(Plotting code records)
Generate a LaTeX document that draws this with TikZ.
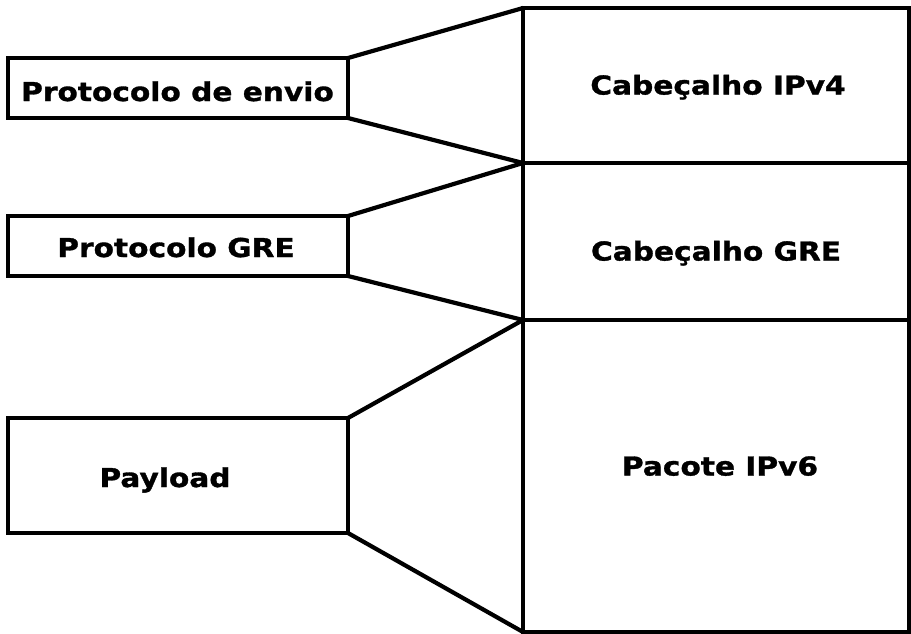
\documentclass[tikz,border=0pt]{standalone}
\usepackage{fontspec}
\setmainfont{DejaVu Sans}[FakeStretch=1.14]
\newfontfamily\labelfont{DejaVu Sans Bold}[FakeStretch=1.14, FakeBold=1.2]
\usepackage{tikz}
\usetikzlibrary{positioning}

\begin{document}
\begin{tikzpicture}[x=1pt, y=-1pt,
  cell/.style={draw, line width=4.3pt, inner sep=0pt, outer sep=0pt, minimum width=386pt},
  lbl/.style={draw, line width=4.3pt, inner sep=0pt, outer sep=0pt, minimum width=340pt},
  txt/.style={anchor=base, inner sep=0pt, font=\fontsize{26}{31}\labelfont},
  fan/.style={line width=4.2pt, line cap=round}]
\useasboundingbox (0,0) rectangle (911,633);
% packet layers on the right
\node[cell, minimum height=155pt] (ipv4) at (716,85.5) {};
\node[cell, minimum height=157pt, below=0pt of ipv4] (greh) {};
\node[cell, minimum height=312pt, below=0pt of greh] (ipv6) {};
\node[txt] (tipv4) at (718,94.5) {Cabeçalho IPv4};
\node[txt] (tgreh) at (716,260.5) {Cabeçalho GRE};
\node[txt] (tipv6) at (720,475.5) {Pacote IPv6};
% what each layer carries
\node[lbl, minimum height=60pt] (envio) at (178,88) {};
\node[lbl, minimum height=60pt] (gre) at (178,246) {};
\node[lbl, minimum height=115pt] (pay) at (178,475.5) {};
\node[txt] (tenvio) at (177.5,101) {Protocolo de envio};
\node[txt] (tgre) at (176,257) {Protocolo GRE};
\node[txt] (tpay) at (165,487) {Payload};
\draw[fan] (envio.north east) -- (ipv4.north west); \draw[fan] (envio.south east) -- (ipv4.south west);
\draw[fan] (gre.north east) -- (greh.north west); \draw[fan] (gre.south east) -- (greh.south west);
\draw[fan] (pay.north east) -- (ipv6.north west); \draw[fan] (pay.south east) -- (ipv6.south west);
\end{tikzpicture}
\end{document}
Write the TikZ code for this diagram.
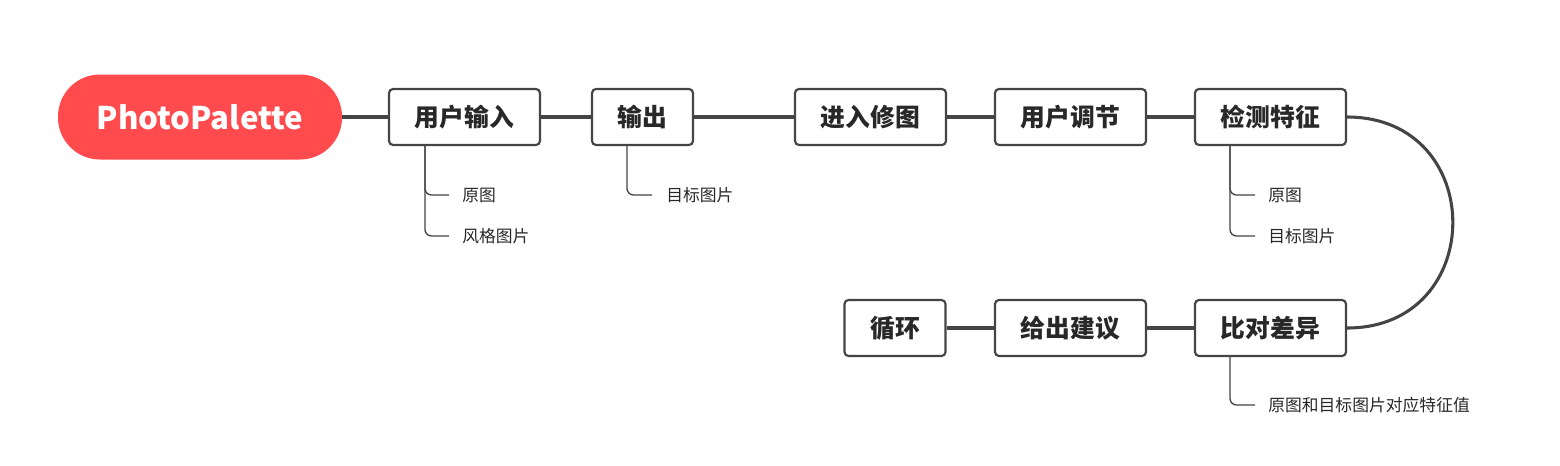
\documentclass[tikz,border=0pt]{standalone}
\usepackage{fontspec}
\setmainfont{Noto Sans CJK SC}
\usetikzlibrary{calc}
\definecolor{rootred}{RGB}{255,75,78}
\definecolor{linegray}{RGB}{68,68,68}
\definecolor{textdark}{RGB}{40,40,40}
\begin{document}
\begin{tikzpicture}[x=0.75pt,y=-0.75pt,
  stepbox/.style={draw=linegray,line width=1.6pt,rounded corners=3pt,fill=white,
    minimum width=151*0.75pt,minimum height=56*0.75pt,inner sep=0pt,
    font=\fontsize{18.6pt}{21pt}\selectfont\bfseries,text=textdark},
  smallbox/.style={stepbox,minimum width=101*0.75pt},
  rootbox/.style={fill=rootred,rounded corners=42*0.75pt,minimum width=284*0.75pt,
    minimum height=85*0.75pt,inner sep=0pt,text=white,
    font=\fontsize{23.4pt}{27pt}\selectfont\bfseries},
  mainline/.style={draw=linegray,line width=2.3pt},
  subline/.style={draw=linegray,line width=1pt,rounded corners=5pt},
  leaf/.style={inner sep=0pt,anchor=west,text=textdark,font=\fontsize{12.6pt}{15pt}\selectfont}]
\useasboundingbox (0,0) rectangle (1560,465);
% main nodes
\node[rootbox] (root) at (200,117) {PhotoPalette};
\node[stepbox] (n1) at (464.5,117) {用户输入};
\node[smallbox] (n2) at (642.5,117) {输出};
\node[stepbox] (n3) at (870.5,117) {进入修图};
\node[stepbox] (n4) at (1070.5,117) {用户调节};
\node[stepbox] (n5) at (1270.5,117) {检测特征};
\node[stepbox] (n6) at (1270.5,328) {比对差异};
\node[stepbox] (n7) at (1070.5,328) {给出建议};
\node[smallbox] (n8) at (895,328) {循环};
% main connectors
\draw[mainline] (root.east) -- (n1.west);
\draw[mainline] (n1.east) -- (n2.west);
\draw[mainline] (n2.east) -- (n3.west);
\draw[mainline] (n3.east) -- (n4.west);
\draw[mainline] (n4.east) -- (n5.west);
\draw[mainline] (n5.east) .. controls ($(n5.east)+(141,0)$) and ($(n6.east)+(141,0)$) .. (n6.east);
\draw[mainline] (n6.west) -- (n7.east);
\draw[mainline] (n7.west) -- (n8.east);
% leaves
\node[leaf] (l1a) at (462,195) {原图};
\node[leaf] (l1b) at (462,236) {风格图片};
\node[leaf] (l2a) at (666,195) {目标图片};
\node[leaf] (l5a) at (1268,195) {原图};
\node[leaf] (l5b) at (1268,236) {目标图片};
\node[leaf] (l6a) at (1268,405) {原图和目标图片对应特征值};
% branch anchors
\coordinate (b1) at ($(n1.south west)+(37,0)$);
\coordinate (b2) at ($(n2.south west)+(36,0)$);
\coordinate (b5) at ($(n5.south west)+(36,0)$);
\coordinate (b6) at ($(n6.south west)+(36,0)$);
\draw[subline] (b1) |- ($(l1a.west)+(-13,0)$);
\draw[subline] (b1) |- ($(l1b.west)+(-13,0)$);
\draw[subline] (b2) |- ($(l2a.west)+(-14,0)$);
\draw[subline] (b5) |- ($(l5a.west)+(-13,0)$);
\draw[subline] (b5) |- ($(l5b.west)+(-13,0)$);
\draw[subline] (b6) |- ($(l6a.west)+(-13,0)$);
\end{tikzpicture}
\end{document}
* * *
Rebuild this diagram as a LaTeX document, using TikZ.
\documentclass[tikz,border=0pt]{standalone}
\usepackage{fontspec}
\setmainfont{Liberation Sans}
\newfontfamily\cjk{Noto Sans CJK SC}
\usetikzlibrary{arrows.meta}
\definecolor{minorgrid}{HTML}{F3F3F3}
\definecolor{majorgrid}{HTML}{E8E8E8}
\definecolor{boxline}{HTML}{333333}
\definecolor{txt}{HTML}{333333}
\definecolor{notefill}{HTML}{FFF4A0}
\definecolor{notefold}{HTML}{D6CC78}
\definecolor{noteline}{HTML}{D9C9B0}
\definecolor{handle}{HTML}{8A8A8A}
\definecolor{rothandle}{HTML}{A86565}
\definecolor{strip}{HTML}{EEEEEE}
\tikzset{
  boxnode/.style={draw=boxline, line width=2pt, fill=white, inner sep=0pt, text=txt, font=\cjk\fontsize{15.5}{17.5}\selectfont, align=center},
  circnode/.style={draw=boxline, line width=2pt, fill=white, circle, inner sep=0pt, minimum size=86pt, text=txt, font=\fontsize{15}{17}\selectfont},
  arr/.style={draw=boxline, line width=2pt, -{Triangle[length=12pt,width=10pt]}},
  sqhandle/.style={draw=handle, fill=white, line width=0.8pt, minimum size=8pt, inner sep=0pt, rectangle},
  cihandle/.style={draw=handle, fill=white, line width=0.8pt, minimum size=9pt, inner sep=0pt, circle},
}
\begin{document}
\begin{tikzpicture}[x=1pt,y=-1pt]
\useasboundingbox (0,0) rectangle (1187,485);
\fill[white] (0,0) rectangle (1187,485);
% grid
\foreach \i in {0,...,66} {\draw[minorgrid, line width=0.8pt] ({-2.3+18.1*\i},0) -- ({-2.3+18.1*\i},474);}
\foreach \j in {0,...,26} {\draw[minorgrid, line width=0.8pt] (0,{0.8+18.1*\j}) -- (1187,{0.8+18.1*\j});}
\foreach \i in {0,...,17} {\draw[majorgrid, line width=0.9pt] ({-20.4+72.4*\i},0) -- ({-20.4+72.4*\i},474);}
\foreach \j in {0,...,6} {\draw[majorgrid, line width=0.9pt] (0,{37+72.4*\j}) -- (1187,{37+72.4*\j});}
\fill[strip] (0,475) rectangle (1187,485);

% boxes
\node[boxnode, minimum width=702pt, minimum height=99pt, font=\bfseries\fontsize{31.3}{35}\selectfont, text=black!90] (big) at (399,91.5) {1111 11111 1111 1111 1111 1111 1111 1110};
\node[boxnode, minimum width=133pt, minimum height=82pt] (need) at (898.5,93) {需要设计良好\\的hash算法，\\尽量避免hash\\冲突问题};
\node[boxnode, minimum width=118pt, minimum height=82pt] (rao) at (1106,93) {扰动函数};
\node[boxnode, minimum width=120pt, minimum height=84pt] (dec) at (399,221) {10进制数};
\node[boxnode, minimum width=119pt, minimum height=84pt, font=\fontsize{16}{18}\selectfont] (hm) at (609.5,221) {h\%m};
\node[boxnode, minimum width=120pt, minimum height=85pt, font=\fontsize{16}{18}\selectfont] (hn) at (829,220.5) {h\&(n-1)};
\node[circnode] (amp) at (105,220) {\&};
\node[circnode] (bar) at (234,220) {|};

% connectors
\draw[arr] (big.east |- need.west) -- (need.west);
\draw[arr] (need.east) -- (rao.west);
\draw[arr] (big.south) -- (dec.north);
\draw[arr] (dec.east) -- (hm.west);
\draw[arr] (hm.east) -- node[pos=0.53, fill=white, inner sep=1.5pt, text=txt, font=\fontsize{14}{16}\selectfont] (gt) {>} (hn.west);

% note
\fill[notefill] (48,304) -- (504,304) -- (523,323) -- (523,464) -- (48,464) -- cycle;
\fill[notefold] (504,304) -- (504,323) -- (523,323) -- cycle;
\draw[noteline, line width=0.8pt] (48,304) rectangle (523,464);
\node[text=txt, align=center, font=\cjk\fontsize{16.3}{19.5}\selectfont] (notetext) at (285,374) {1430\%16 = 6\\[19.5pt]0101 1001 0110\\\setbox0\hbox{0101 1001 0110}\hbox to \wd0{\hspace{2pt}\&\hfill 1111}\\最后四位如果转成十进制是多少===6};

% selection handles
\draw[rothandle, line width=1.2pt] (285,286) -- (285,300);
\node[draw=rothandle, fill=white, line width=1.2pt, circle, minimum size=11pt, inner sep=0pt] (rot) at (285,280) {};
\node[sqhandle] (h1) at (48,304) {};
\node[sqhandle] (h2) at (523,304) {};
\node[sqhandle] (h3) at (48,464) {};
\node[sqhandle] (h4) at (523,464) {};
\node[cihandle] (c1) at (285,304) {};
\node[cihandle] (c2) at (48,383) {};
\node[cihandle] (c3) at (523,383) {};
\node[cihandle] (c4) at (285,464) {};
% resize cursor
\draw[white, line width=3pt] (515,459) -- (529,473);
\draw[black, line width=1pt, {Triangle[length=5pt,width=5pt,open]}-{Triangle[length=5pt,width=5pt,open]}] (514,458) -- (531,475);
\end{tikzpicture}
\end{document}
...
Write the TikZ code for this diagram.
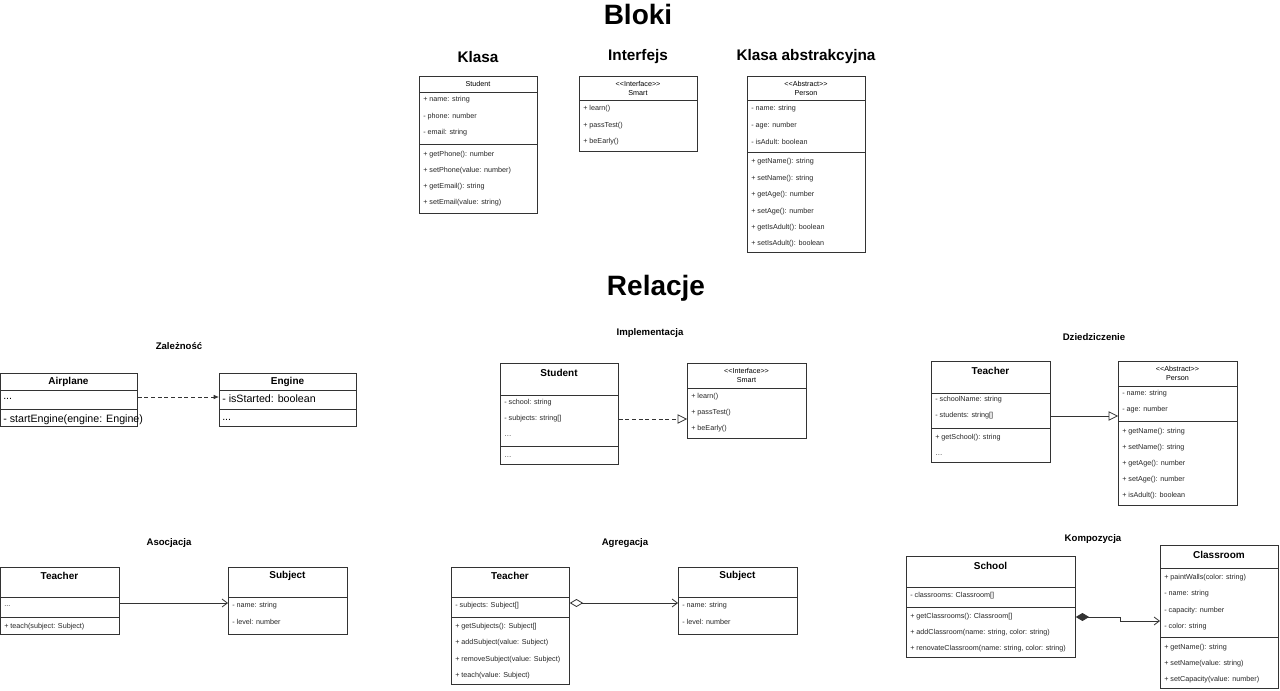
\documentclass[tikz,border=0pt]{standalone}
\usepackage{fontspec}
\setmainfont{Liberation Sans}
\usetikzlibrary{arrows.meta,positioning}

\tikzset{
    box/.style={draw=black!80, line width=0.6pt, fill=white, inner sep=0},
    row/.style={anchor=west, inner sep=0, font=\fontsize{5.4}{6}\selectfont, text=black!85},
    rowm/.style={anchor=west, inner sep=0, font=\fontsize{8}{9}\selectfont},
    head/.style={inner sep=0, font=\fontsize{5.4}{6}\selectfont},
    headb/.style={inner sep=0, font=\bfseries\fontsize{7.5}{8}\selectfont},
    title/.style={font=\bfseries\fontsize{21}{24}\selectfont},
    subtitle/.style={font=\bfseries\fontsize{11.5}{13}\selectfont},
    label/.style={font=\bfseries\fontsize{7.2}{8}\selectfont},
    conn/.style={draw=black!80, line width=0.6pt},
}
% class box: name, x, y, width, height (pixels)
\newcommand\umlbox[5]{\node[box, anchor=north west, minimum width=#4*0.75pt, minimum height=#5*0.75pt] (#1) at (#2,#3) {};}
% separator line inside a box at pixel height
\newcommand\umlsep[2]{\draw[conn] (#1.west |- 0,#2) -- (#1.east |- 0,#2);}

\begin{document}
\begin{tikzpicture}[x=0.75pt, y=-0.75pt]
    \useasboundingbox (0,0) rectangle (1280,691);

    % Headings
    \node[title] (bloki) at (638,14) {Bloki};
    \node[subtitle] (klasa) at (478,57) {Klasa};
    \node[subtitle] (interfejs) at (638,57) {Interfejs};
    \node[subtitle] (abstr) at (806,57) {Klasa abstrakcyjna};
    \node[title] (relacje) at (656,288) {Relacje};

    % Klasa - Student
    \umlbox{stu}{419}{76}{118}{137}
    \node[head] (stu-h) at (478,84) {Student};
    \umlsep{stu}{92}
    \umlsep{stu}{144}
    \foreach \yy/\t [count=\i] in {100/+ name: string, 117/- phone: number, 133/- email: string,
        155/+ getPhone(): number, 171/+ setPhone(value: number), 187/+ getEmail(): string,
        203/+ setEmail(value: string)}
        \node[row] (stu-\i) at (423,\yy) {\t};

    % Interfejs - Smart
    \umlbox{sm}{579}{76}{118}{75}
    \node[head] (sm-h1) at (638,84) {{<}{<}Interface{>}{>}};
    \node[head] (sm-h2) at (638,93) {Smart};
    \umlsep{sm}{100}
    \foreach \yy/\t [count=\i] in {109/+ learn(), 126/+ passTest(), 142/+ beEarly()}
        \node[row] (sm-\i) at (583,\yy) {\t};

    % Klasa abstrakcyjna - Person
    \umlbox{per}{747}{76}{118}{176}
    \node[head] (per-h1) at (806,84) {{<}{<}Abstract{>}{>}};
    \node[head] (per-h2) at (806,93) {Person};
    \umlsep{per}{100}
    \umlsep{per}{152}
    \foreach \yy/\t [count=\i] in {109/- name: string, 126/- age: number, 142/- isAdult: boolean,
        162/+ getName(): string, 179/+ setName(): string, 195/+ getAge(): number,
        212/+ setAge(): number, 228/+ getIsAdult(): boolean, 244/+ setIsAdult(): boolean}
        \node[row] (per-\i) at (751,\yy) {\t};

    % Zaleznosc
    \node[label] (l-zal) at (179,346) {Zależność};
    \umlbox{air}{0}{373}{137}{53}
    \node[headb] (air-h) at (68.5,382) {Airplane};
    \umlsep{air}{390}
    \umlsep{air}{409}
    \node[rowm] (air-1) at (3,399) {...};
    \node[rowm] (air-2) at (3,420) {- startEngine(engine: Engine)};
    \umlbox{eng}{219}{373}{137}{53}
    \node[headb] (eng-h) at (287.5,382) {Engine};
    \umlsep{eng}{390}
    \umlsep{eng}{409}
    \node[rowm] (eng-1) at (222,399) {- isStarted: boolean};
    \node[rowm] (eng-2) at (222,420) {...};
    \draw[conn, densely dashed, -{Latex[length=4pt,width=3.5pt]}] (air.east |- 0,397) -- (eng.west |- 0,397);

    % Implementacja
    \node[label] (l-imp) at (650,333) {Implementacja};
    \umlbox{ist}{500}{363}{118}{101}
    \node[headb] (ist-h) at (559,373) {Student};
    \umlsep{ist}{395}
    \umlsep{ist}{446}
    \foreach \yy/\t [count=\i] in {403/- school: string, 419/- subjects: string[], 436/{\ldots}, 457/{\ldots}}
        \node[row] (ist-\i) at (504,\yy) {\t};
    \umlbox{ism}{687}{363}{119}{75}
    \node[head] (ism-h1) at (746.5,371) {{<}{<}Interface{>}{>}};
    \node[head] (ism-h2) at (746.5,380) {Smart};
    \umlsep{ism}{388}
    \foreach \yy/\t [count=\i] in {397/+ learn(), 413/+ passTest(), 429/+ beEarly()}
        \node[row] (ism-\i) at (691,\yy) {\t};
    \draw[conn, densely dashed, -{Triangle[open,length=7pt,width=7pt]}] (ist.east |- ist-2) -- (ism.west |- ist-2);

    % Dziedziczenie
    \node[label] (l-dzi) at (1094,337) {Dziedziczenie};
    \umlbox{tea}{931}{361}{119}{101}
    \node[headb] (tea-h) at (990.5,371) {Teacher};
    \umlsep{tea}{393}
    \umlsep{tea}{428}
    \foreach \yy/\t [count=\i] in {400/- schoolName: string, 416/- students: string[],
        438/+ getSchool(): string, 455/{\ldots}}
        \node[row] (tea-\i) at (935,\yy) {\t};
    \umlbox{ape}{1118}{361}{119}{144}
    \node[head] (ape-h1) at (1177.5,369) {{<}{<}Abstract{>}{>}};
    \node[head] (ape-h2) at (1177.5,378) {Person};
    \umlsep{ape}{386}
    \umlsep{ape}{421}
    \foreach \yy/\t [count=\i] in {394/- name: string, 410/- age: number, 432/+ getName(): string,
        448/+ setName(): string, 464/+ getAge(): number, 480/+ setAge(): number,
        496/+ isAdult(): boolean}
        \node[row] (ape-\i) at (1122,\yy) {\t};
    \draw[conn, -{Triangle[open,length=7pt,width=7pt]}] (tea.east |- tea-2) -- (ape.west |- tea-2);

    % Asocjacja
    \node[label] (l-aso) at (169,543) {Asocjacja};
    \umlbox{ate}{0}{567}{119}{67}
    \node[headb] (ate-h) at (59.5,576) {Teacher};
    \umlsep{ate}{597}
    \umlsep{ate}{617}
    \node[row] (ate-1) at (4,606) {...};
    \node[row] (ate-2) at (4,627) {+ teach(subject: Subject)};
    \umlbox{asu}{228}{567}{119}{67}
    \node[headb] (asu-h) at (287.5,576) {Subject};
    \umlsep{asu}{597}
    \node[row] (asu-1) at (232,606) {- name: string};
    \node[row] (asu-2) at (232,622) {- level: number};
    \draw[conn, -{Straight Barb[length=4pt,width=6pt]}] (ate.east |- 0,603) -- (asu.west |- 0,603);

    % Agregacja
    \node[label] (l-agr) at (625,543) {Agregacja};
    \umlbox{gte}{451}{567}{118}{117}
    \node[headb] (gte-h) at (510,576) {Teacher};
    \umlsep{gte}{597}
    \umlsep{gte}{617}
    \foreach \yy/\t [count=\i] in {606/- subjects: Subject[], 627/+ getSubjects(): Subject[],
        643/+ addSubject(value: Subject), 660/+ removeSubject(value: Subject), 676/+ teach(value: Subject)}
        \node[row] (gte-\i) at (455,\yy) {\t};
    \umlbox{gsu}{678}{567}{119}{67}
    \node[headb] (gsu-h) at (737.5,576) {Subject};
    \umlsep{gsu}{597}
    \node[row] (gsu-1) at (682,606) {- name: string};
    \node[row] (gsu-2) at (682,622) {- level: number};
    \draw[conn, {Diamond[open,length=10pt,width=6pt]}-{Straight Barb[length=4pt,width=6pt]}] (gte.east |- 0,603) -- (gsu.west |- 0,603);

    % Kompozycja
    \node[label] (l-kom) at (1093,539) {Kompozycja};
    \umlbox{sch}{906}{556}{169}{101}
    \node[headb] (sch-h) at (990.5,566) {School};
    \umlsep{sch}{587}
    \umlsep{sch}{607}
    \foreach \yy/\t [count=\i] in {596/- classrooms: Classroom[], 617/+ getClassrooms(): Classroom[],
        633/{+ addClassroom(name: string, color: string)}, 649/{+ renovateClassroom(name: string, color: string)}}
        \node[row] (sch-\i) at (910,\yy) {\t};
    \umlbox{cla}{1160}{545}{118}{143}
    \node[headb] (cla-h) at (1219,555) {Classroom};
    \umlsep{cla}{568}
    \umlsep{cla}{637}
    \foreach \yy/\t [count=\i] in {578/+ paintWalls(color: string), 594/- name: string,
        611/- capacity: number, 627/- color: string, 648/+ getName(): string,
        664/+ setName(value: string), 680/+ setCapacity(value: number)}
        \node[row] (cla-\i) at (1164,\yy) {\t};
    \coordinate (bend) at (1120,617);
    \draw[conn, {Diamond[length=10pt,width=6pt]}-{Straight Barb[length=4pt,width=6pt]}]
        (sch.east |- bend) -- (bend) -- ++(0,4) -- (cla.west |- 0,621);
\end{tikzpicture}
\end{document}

*Problem*
For the listing above, identify each line bearing "this".

*Result*
Generate a LaTeX document that draws this with TikZ.
Write the TikZ code for this diagram.
Rebuild this diagram as a LaTeX document, using TikZ.
Write the TikZ code for this diagram.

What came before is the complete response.